Un rappel et une balance plus tard, les Jackets, from Bern, Switzerland, ont enfin joué, et nous avons compris pourquoi nous étions venues. Quel bon groupe ! Quelle chouette nana ! Quelle belle moustache ! Certains morceaux étaient peut-être un peu mous, mais dans l'ensemble, j'ai adoré. Jack Torera, la princesse à moustache, est belle, chante bien, joue bien de la guitare, se contorsionne occasionnellement, et dessine aussi les pochettes de leurs disques. Et en plus, elle est drôle. Moi, je dis, y a des nanas, heureusement qu'elles n'habitent pas trop près de chez nous, autrement, on serait obligés d'être jalouses d'elles, ou alors copines avec elles (en étant secrètement jalouses). Les gonzesses, quelle connerie.
Enfin, le concert nous a aussi donné l'occasion de voir à l’œuvre quelques gloires locales (notamment une jeune femme qui ressemblait fort à Nadine Morano, en jeune). On sait s'amuser à Thuin. Après que mes amies m'aient fait la surprise de m'offrir un disque pour mon anniversaire, et après que j'ai trouvé par terre un badge avec la tête d'un gars que j'ai d'abord pris pour Jean-Pierre Sauser mais qui était le bourgmestre de Thuin, nous avons discuté avec une demoiselle qui nous a conseillé de revenir à l'occasion dans la région pour voir Mister Cover. "C'est un groupe, il font des reprises, généralement c'est assez rock, et on se croirait vraiment au vrai concert de celui qui est repris. Comme par exemple, quand ils jouent U2, on croirait vraiment qu'on est au concert de U2." Alléchant, n'est-ce pas ?

jeudi 23 février 2012

Hanny The Cat

Mardi soir, Hanni El Khatib est venu faire le matou pour le public du Grand Mix. En première partie il y avait Coming Soon et ce n'est pas la peine de revenir, merci.


Hanni El Khatib, c'est un mélange de Jon Spencer et Chris Isaac. Physiquement, il pourrait participer avec mérite à un concours de sosie d'Elvis (sachant que le costume fait souvent beaucoup). Peut-être pas à Las Vegas, mais à Hénin-Beaumont, il a ses chances.

Dans le but généreux de nous offrir, à nous, les filles, un rock'n roll sexy et suintant, Hanni El Khatib mise entièrement sur sa voix caressante, mais il néglige le rythme. The Rhythm, I mean ! Il nous fait des petits intermèdes à la limite du jazz, sans être assez virtuose pour le guitare héroïsme, et ce sont des breaks interminables (non, j'exagère, c'était pas si long) sur lesquels il n'y a pas la moindre possibilité d'être suffisamment ému pour bouger ne serait-ce qu'un genou. A peine un battement de tête. On sent que c'est surtout un truc pour titiller les gonzesses et les fans des Cramps les moins intégristes. Ceux qui sont contents de montrer qu'ils sont contents d'avoir reconnu une reprise des Cramps, et que c'est pas grave si elle est mauvaise. Human Fly en l’occurrence.

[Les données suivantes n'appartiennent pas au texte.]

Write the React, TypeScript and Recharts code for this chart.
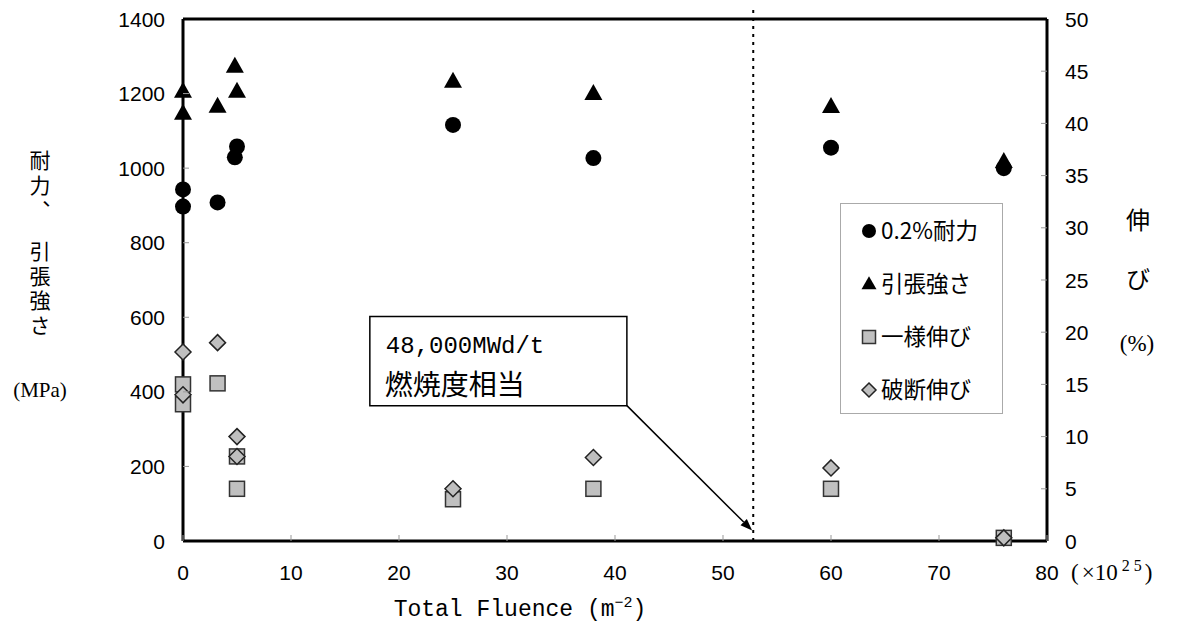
import React from 'react'
import {
  ScatterChart, Scatter, XAxis, YAxis, ReferenceLine, ReferenceArea, Legend,
} from 'recharts'

// fluence (x10^25 m^-2) and values
const xTicks = [0, 10, 20, 30, 40, 50, 60, 70, 80]
const leftTicks = [0, 200, 400, 600, 800, 1000, 1200, 1400]
const rightTicks = [0, 5, 10, 15, 20, 25, 30, 35, 40, 45, 50]

const proofX = [0, 0, 3.2, 5, 4.8, 25, 38, 60, 76]
const proofY = [943, 897, 908, 1058, 1029, 1116, 1027, 1055, 1000]

const tensileX = [0, 0, 3.2, 4.8, 5, 25, 38, 60, 76]
const tensileY = [1203, 1144, 1163, 1270, 1203, 1230, 1197, 1162, 1015]

const uniformX = [0, 0, 3.2, 5, 5, 25, 38, 60, 76]
const uniformY = [15.0, 13.1, 15.1, 8.1, 5.0, 4.0, 5.0, 5.0, 0.3]

const breakX = [0, 0, 3.2, 5, 5, 25, 38, 60, 76]
const breakY = [18.1, 14.0, 19.0, 10.0, 8.1, 5.0, 8.0, 7.0, 0.3]

const seriesNames = ['0.2%耐力', '引張強さ', '一様伸び', '破断伸び']

const burnupFluence = 52.8

const pts = (xs: number[], ys: number[]) => xs.map((x, i) => ({ x, y: ys[i] }))

const SANS = '"Liberation Sans", Arial, sans-serif'
const JP = '"Noto Sans CJK JP", sans-serif'
const MONO = '"Liberation Mono", "Noto Sans CJK JP", monospace'
const SERIF = '"Liberation Serif", "Noto Sans CJK JP", serif'

const Dot = ({ cx, cy, r = 8 }: any) => <circle cx={cx} cy={cy} r={r} fill="#000" />
const Tri = ({ cx, cy, w = 18, h = 16 }: any) => (
  <polygon
    points={`${cx},${cy - (2 * h) / 3} ${cx - w / 2},${cy + h / 3} ${cx + w / 2},${cy + h / 3}`}
    fill="#000"
  />
)
const Sq = ({ cx, cy, s = 15 }: any) => (
  <rect x={cx - s / 2} y={cy - s / 2} width={s} height={s} fill="#c0c0c0" stroke="#333" strokeWidth={1.5} />
)
const Dia = ({ cx, cy, s = 8 }: any) => (
  <polygon
    points={`${cx},${cy - s} ${cx + s},${cy} ${cx},${cy + s} ${cx - s},${cy}`}
    fill="#bfbfbf" stroke="#222" strokeWidth={1.5}
  />
)

const XTick = ({ x, y, payload }: any) => (
  <g>
    <line x1={x} y1={y} x2={x} y2={y - 6} stroke="#999" />
    <text x={x} y={y + 39} textAnchor="middle" fontFamily={SANS} fontSize={21} fill="#000">{payload.value}</text>
  </g>
)
const LTick = ({ x, y, payload }: any) => (
  <g>
    {payload.value > 0 && payload.value < 1400 && <line x1={x} y1={y} x2={x + 6} y2={y} stroke="#999" />}
    <text x={x - 18} y={y + 7.5} textAnchor="end" fontFamily={SANS} fontSize={21} fill="#000">{payload.value}</text>
  </g>
)
const RTick = ({ x, y, payload }: any) => (
  <g>
    {payload.value > 0 && payload.value < 50 && <line x1={x} y1={y} x2={x - 6} y2={y} stroke="#999" />}
    <text x={x + 18} y={y + 7.5} textAnchor="start" fontFamily={SANS} fontSize={21} fill="#000">{payload.value}</text>
  </g>
)

const vertical = { writingMode: 'vertical-rl' as const }

const LeftTitle = () => (
  <g fill="#000" fontFamily={JP} fontSize={21}>
    <text x={40} y={150} style={vertical} letterSpacing={4}>耐力、</text>
    <text x={40} y={241} style={vertical} letterSpacing={3.5}>引張強さ</text>
    <text x={40} y={397} textAnchor="middle" fontFamily={SERIF} fontSize={21}>(MPa)</text>
  </g>
)
const RightTitle = () => (
  <g fill="#000">
    <text x={1138} y={229} textAnchor="middle" fontFamily={JP} fontSize={24}>伸</text>
    <text x={1138} y={288} textAnchor="middle" fontFamily={JP} fontSize={24}>び</text>
    <text x={1137} y={351} textAnchor="middle" fontFamily={SERIF} fontSize={23}>(%)</text>
  </g>
)
const XTitle = () => (
  <g fill="#000">
    <text x={520} y={616} textAnchor="middle" fontFamily={MONO} fontSize={23}>
      Total Fluence (m<tspan dy={-9} fontSize={15}>−2</tspan><tspan dy={9}>)</tspan>
    </text>
    <text x={1071} y={580} fontFamily={SERIF} fontSize={23}>
      (<tspan dx={3}>×10</tspan>
      <tspan dx={4} dy={-9} fontSize={16}>2</tspan>
      <tspan dx={4} fontSize={16}>5</tspan>
      <tspan dx={3} dy={9}>)</tspan>
    </text>
  </g>
)

const legendShapes = [
  (cx: number, cy: number) => <Dot cx={cx} cy={cy} r={7} />,
  (cx: number, cy: number) => <Tri cx={cx} cy={cy + 1} w={15} h={13} />,
  (cx: number, cy: number) => <Sq cx={cx} cy={cy} s={13} />,
  (cx: number, cy: number) => <Dia cx={cx} cy={cy} s={7} />,
]

const LegendBox = ({ payload }: any) => {
  const shown = seriesNames.filter(n => (payload || []).some((p: any) => p.value === n))
  return (
    <div style={{ width: 163, height: 211, boxSizing: 'border-box', border: '1px solid #aaa', background: '#fff' }}>
      <svg width={161} height={209}>
        {shown.map(name => {
          const i = seriesNames.indexOf(name)
          return (
            <g key={name}>
              {legendShapes[i](28, 27 + i * 53)}
              <text x={40} y={35 + i * 53} fontFamily={JP} fontSize={22.5} fill="#000">{name}</text>
            </g>
          )
        })}
      </svg>
    </div>
  )
}

const Arrow = ({ x1, y1, x2, y2 }: any) => {
  const a = Math.atan2(y2 - y1, x2 - x1)
  const L = 12, W = 4.5
  const bx = x2 - L * Math.cos(a), by = y2 - L * Math.sin(a)
  const px = -Math.sin(a) * W, py = Math.cos(a) * W
  return (
    <g>
      <line x1={x1} y1={y1} x2={bx} y2={by} stroke="#000" strokeWidth={1.5} />
      <polygon points={`${x2},${y2} ${bx + px},${by + py} ${bx - px},${by - py}`} fill="#000" />
    </g>
  )
}

const NoteLabel = ({ viewBox }: any) => {
  const { x, y } = viewBox
  return (
    <g fill="#000">
      <text x={x + 16} y={y + 36} fontFamily={MONO} fontSize={24}>48,000MWd/t</text>
      <text x={x + 15} y={y + 78} fontFamily={JP} fontSize={28}>燃焼度相当</text>
    </g>
  )
}

export default function App() {
  return (
    <div style={{ position: 'absolute', left: 0, top: 0, background: '#fff' }}>
      <ScatterChart width={1179} height={634} margin={{ top: 19, right: 0, bottom: 0, left: 0 }}>
        <XAxis
          type="number" dataKey="x" domain={[0, 80]} ticks={xTicks} height={93}
          axisLine={{ stroke: '#000', strokeWidth: 3 }} tickLine={false} tickSize={0} tickMargin={0}
          tick={<XTick />} interval={0}
          label={{ content: () => <XTitle /> }}
        />
        <YAxis
          yAxisId="L" type="number" dataKey="y" domain={[0, 1400]} ticks={leftTicks} width={183}
          axisLine={{ stroke: '#000', strokeWidth: 3 }} tickLine={false} tickSize={0} tickMargin={0}
          tick={<LTick />} interval={0}
          label={{ content: () => <LeftTitle /> }}
        />
        <YAxis
          yAxisId="R" orientation="right" type="number" dataKey="y" domain={[0, 50]} ticks={rightTicks} width={132}
          axisLine={{ stroke: '#000', strokeWidth: 3 }} tickLine={false} tickSize={0} tickMargin={0}
          tick={<RTick />} interval={0}
          label={{ content: () => <RightTitle /> }}
        />
        <ReferenceLine yAxisId="L" y={1400} stroke="#000" strokeWidth={3} />
        <ReferenceLine
          yAxisId="L" segment={[{ x: burnupFluence, y: 0 }, { x: burnupFluence, y: 1425 }]}
          stroke="#000" strokeWidth={2} strokeDasharray="3 5" ifOverflow="visible"
        />
        <ReferenceArea
          yAxisId="L" x1={17.3} x2={41.1} y1={363} y2={602}
          fill="#fff" fillOpacity={1} stroke="#000" strokeWidth={1.5} ifOverflow="visible"
          label={<NoteLabel />}
        />
        <ReferenceLine
          yAxisId="L" segment={[{ x: 41.1, y: 363 }, { x: 52.7, y: 28 }]}
          ifOverflow="visible" shape={(p: any) => <Arrow {...p} />}
        />
        <Scatter name={seriesNames[0]} yAxisId="L" data={pts(proofX, proofY)} shape={<Dot />} isAnimationActive={false} />
        <Scatter name={seriesNames[1]} yAxisId="L" data={pts(tensileX, tensileY)} shape={<Tri />} isAnimationActive={false} />
        <Scatter name={seriesNames[2]} yAxisId="R" data={pts(uniformX, uniformY)} shape={<Sq />} isAnimationActive={false} />
        <Scatter name={seriesNames[3]} yAxisId="R" data={pts(breakX, breakY)} shape={<Dia />} isAnimationActive={false} />
        <Legend
          layout="vertical" align="center" verticalAlign="middle"
          content={<LegendBox />}
          wrapperStyle={{ left: 840, top: 203, width: 163, height: 211 }}
        />
      </ScatterChart>
    </div>
  )
}
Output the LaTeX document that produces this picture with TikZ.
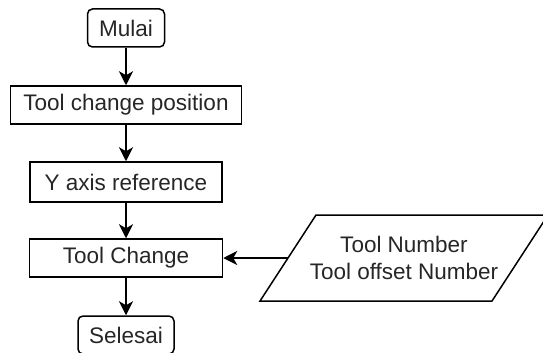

Pendant qu'Hanni El Khatib essayait d'humidifier de la dentelle avec sa voix de velours, j'ai eu une pensée émue pour Kid Congo and the Pink Monkey Birds, dont la musique lancinante, ultra rythmée, et pour le coup ultra sexy entraîne irrésistiblement tout le corps dans une transe indécente. Et là, y'a pas photo. Hanny. Mon grand. Trouve toi un bassiste. Fais quelque chose. Reste pas tout seul avec ton batteur. Il est excellent, mais t'as besoin d'être plus entouré. Je sais que c'est compliqué, plus on a de musiciens, moins les tournées sont rentables, mais c'est pas avec ce genre de calculs que tu vas trouver la voie. Fais un investissement pour l'avenir !

Maintenant, je retire tout ce que j'ai dit, pour parler du tube : Dead Wrong. C'est une super chanson. Très efficace, très accrocheuse. Je suis juste un peu vexée, moi, cible marketing, de tomber dans le panneau aussi facilement. Arg. Heureusement que le reste de ses chansons n'est pas à la hauteur de ce petit bijou de romance rock, sinon, je serais réduite à l'état de groupie aux pieds de ce petit homme indifférent. Médiocre perspective.